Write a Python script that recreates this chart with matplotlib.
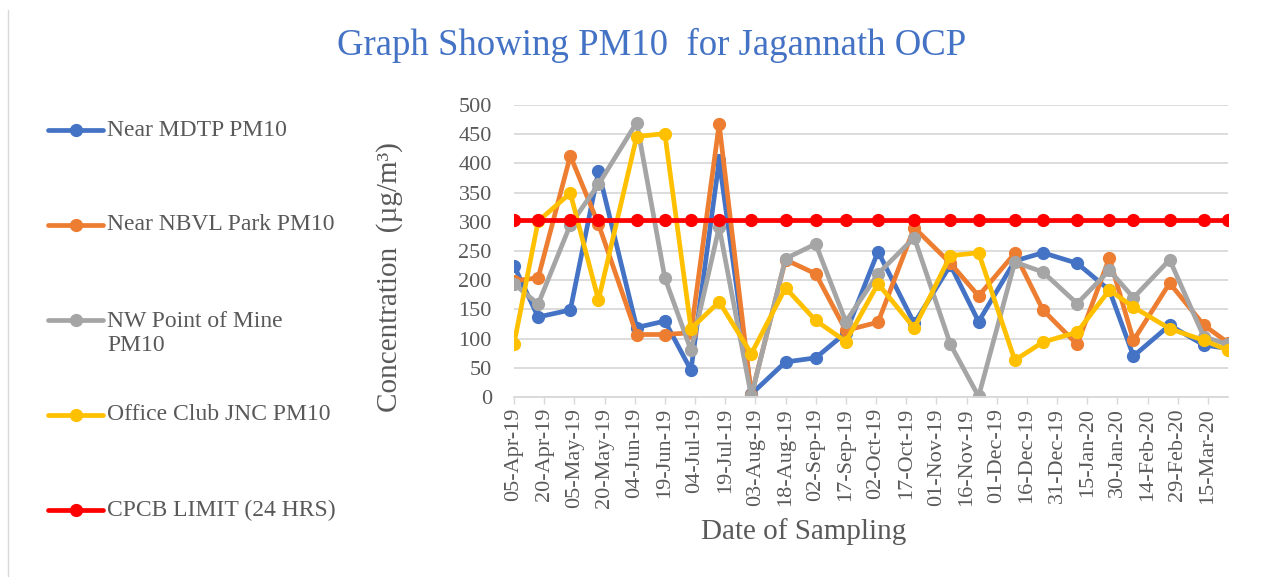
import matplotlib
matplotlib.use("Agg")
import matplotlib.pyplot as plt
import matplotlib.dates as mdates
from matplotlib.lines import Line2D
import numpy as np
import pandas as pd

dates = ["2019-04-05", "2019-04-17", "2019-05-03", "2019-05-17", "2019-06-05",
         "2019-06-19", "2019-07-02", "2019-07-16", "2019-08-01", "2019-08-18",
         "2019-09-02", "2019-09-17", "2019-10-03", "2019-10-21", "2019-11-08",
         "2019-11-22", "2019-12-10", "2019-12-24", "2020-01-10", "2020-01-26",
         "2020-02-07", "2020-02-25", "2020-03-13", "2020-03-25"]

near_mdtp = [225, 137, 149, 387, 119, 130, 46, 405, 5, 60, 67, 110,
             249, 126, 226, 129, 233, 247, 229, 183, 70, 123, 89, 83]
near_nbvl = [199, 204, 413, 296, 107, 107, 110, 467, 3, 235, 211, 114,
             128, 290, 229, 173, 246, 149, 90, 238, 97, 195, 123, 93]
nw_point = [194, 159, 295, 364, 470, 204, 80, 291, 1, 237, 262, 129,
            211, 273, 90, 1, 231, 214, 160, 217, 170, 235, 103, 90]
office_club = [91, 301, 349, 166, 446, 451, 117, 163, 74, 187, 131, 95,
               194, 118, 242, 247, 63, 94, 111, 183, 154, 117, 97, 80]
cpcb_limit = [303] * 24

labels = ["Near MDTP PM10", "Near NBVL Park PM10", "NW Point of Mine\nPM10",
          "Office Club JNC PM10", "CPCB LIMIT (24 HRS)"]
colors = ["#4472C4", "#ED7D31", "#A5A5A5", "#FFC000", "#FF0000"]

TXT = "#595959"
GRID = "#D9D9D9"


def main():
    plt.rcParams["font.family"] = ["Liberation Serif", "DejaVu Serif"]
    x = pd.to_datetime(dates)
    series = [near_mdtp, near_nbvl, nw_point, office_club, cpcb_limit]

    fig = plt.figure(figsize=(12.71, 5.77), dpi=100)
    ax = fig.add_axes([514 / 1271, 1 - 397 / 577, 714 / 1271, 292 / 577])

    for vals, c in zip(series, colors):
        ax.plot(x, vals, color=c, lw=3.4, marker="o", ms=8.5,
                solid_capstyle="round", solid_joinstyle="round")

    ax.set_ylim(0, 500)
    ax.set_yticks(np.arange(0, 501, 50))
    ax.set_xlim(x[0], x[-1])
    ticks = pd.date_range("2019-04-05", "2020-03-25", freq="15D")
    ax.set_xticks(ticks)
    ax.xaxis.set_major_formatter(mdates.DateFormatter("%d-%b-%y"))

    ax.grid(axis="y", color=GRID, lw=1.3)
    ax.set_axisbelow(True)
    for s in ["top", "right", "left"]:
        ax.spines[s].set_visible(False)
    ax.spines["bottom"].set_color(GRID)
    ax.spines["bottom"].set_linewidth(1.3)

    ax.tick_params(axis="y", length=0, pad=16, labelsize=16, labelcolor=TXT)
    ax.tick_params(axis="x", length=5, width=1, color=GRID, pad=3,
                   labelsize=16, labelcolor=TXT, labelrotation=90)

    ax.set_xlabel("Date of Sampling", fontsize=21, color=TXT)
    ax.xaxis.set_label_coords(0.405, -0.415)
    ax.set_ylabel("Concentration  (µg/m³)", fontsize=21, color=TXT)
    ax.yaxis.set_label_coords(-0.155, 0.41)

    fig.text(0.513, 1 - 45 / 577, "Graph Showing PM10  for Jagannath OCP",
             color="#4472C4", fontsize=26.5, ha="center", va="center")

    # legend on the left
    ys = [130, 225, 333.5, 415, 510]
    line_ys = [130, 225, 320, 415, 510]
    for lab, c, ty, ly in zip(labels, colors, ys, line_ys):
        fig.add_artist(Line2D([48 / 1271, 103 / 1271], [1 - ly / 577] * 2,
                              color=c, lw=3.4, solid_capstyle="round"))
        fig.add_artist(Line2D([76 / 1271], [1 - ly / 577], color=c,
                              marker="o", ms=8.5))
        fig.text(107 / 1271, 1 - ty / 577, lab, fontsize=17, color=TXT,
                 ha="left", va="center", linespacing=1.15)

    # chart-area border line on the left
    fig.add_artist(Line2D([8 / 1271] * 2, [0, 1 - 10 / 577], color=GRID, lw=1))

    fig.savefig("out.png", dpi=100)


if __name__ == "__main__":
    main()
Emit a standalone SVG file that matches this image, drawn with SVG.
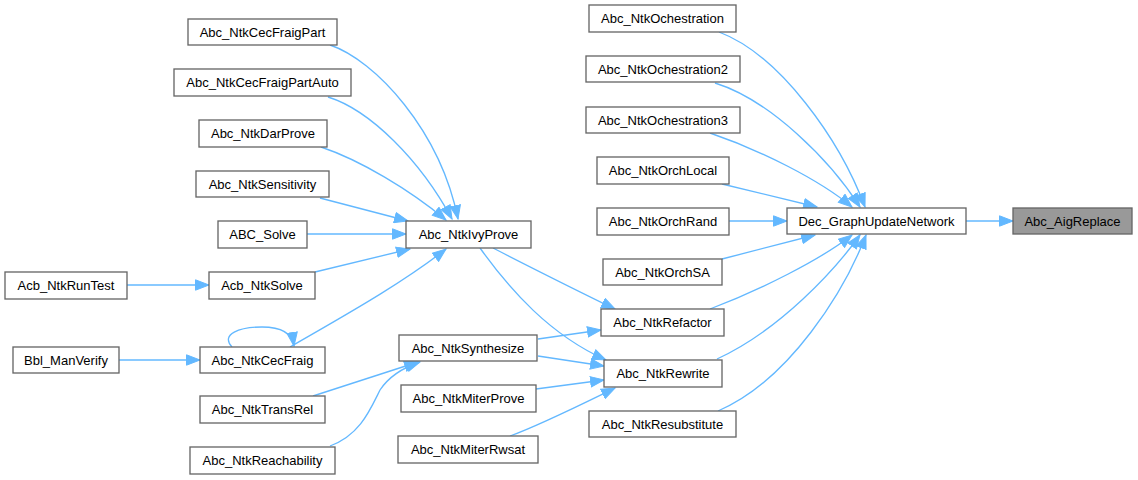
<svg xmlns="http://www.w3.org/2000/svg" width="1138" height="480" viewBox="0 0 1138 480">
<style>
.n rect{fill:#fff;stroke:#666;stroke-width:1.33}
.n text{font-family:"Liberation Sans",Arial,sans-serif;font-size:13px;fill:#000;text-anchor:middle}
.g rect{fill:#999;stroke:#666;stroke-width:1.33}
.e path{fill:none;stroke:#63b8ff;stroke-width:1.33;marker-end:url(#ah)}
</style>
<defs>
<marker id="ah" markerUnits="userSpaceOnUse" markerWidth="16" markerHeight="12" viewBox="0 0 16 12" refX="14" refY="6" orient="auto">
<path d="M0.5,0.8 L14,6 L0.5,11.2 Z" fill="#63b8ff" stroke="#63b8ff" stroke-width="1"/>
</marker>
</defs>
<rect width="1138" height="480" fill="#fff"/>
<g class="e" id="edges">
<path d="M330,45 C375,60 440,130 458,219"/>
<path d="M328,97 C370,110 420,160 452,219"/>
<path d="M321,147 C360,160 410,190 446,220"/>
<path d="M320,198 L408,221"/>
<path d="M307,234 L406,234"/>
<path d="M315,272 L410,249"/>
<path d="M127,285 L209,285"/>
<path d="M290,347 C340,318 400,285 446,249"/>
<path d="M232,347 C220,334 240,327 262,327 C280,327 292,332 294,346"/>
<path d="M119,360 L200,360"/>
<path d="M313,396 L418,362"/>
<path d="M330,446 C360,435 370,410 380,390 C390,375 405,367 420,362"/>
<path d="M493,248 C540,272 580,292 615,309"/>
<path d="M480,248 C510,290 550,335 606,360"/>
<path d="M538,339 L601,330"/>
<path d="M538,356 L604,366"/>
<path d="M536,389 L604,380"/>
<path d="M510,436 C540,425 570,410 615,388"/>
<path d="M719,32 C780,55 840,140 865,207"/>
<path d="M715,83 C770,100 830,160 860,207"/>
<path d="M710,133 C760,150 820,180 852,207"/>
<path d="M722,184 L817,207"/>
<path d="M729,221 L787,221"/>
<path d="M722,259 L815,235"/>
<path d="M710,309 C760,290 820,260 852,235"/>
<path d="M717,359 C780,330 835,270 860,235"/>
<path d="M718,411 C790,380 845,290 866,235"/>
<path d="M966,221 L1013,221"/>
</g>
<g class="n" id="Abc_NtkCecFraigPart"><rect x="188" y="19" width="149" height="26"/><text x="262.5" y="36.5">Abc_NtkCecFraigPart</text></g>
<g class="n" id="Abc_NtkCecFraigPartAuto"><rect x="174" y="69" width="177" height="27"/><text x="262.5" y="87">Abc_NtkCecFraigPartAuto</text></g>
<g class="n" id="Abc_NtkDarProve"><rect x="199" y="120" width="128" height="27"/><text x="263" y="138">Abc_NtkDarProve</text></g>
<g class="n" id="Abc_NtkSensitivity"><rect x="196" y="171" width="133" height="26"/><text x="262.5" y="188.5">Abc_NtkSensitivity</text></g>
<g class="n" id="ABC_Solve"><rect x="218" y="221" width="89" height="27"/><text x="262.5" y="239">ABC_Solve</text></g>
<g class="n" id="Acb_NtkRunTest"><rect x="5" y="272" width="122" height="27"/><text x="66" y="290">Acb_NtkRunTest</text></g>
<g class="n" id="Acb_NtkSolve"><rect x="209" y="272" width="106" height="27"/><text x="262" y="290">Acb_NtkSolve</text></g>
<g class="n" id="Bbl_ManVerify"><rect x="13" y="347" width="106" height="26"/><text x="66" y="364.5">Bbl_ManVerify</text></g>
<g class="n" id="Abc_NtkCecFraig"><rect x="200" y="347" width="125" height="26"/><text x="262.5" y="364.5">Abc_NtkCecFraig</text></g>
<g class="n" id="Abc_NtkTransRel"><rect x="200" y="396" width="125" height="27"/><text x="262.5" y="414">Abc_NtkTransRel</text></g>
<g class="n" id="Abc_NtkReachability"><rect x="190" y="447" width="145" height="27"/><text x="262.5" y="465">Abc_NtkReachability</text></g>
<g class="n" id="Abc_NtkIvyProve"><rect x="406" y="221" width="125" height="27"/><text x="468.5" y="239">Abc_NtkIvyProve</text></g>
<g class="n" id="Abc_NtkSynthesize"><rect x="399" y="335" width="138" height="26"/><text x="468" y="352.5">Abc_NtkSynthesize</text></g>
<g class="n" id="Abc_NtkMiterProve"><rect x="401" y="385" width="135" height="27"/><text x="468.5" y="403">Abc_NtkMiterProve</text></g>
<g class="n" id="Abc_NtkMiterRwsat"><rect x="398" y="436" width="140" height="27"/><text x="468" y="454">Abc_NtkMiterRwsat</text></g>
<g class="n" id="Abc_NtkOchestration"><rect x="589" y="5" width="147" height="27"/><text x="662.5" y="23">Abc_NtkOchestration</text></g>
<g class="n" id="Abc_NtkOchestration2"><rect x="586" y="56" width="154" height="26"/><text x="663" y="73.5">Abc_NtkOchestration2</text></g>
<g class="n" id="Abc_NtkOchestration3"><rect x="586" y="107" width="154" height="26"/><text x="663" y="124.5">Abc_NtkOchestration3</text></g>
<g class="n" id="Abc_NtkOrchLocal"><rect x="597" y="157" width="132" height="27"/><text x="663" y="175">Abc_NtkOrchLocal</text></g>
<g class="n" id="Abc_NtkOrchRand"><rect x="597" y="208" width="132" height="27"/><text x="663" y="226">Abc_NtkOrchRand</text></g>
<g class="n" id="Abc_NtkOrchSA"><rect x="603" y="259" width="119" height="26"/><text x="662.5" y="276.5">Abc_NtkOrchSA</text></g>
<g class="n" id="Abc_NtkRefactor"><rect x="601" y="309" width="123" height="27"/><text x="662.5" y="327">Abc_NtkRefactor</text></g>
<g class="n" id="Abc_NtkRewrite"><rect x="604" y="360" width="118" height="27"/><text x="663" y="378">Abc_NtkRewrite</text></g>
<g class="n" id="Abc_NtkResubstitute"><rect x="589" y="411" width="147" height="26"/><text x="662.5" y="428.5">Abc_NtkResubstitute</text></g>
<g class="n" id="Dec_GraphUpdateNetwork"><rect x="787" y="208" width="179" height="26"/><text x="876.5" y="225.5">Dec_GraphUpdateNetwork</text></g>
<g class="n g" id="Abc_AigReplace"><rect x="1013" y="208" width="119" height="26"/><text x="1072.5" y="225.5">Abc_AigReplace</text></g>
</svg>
=====
§ **EXERCISE REQUIREMENTS**
Would you reproduce the lines above, from the very first through the line containing "nw_point, office_club, cpcb_limit]", exactly and without the pictures?

§ **THE RESPONSE**
Write a Python script that recreates this chart with matplotlib.
import matplotlib
matplotlib.use("Agg")
import matplotlib.pyplot as plt
import matplotlib.dates as mdates
from matplotlib.lines import Line2D
import numpy as np
import pandas as pd

dates = ["2019-04-05", "2019-04-17", "2019-05-03", "2019-05-17", "2019-06-05",
         "2019-06-19", "2019-07-02", "2019-07-16", "2019-08-01", "2019-08-18",
         "2019-09-02", "2019-09-17", "2019-10-03", "2019-10-21", "2019-11-08",
         "2019-11-22", "2019-12-10", "2019-12-24", "2020-01-10", "2020-01-26",
         "2020-02-07", "2020-02-25", "2020-03-13", "2020-03-25"]

near_mdtp = [225, 137, 149, 387, 119, 130, 46, 405, 5, 60, 67, 110,
             249, 126, 226, 129, 233, 247, 229, 183, 70, 123, 89, 83]
near_nbvl = [199, 204, 413, 296, 107, 107, 110, 467, 3, 235, 211, 114,
             128, 290, 229, 173, 246, 149, 90, 238, 97, 195, 123, 93]
nw_point = [194, 159, 295, 364, 470, 204, 80, 291, 1, 237, 262, 129,
            211, 273, 90, 1, 231, 214, 160, 217, 170, 235, 103, 90]
office_club = [91, 301, 349, 166, 446, 451, 117, 163, 74, 187, 131, 95,
               194, 118, 242, 247, 63, 94, 111, 183, 154, 117, 97, 80]
cpcb_limit = [303] * 24

labels = ["Near MDTP PM10", "Near NBVL Park PM10", "NW Point of Mine\nPM10",
          "Office Club JNC PM10", "CPCB LIMIT (24 HRS)"]
colors = ["#4472C4", "#ED7D31", "#A5A5A5", "#FFC000", "#FF0000"]

TXT = "#595959"
GRID = "#D9D9D9"


def main():
    plt.rcParams["font.family"] = ["Liberation Serif", "DejaVu Serif"]
    x = pd.to_datetime(dates)
    series = [near_mdtp, near_nbvl, nw_point, office_club, cpcb_limit]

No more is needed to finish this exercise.